> _TASK_:
Starting at the top of the listing, extract every line up to and including the one with "ax = fig.add_axes([4.5". Pictures stay out of the copy.

> _INFORMATION SUPPLIED_:
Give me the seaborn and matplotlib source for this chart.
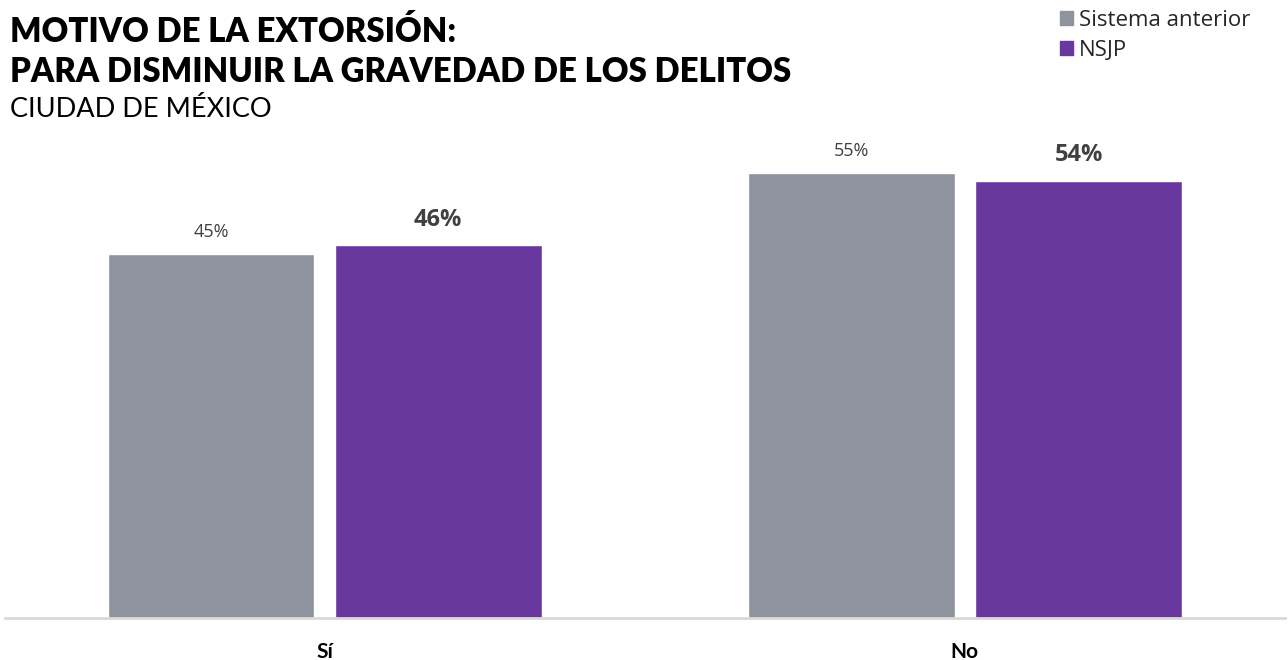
import pandas as pd
import matplotlib.pyplot as plt
import seaborn as sns

# Data
categories = ["Sí", "No"]
series = ["Sistema anterior", "NSJP"]
sistema_anterior = [45, 55]
nsjp = [46, 54]
colors = ["#8E939E", "#68389E"]

df = pd.DataFrame({
    "respuesta": categories * 2,
    "sistema": [series[0]] * 2 + [series[1]] * 2,
    "pct": sistema_anterior + nsjp,
})

sns.set_style("white")
plt.rcParams['font.family'] = ['Lato', 'DejaVu Sans']

fig = plt.figure(figsize=(12.88, 6.6), dpi=100)
ax = fig.add_axes([4.5 / 1288, 42 / 660, 1280.5 / 1288, 486 / 660])

sns.barplot(data=df, x="respuesta", y="pct", hue="sistema", hue_order=series,
            palette=colors, width=0.71, gap=0.09, saturation=1, ax=ax, legend=False)

ax.set_ylim(0, 60)
ax.set_xlim(-0.5, 1.5)
ax.set_xlabel("")
ax.set_ylabel("")
ax.set_yticks([])
for s in ["top", "right", "left"]:
    ax.spines[s].set_visible(False)
ax.spines["bottom"].set_color("#D9D9D9")
ax.spines["bottom"].set_linewidth(2)
ax.tick_params(axis="x", length=0, pad=17)
for lbl in ax.get_xticklabels():
    lbl.set_fontsize(15)
    lbl.set_fontweight("bold")
    lbl.set_color("black")

# value labels
ax.bar_label(ax.containers[0], labels=[f"{v}%" for v in sistema_anterior],
             padding=9, fontsize=13, color="#404040", family="Open Sans")
ax.bar_label(ax.containers[1], labels=[f"{v}%" for v in nsjp],
             padding=10, fontsize=17, color="#404040", fontweight="bold",
             family="Open Sans")

# titles
fig.text(10 / 1288, 1 - 42 / 660, "MOTIVO DE LA EXTORSIÓN:", fontsize=23.7,
         fontweight="heavy", color="black")
fig.text(10 / 1288, 1 - 82 / 660, "PARA DISMINUIR LA GRAVEDAD DE LOS DELITOS",
         fontsize=23.7, fontweight="heavy", color="black")
fig.text(10 / 1288, 1 - 117 / 660, "CIUDAD DE MÉXICO", fontsize=19.5,
         fontweight="normal", color="black")

# legend
handles = [plt.Rectangle((0, 0), 1, 1, color=c) for c in colors]
fig.legend(handles, series, loc="upper right",
           bbox_to_anchor=(1250 / 1288, 1 - 10 / 660),
           frameon=False, handlelength=0.6, handleheight=0.6,
           handletextpad=0.25, labelspacing=0.4, borderpad=0, borderaxespad=0,
           prop={"family": "Open Sans", "size": 16})

fig.savefig("out.png", dpi=100)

> _RESULT FOR THIS EXERCISE_:
Give me the seaborn and matplotlib source for this chart.
import pandas as pd
import matplotlib.pyplot as plt
import seaborn as sns

# Data
categories = ["Sí", "No"]
series = ["Sistema anterior", "NSJP"]
sistema_anterior = [45, 55]
nsjp = [46, 54]
colors = ["#8E939E", "#68389E"]

df = pd.DataFrame({
    "respuesta": categories * 2,
    "sistema": [series[0]] * 2 + [series[1]] * 2,
    "pct": sistema_anterior + nsjp,
})

sns.set_style("white")
plt.rcParams['font.family'] = ['Lato', 'DejaVu Sans']

fig = plt.figure(figsize=(12.88, 6.6), dpi=100)
ax = fig.add_axes([4.5 / 1288, 42 / 660, 1280.5 / 1288, 486 / 660])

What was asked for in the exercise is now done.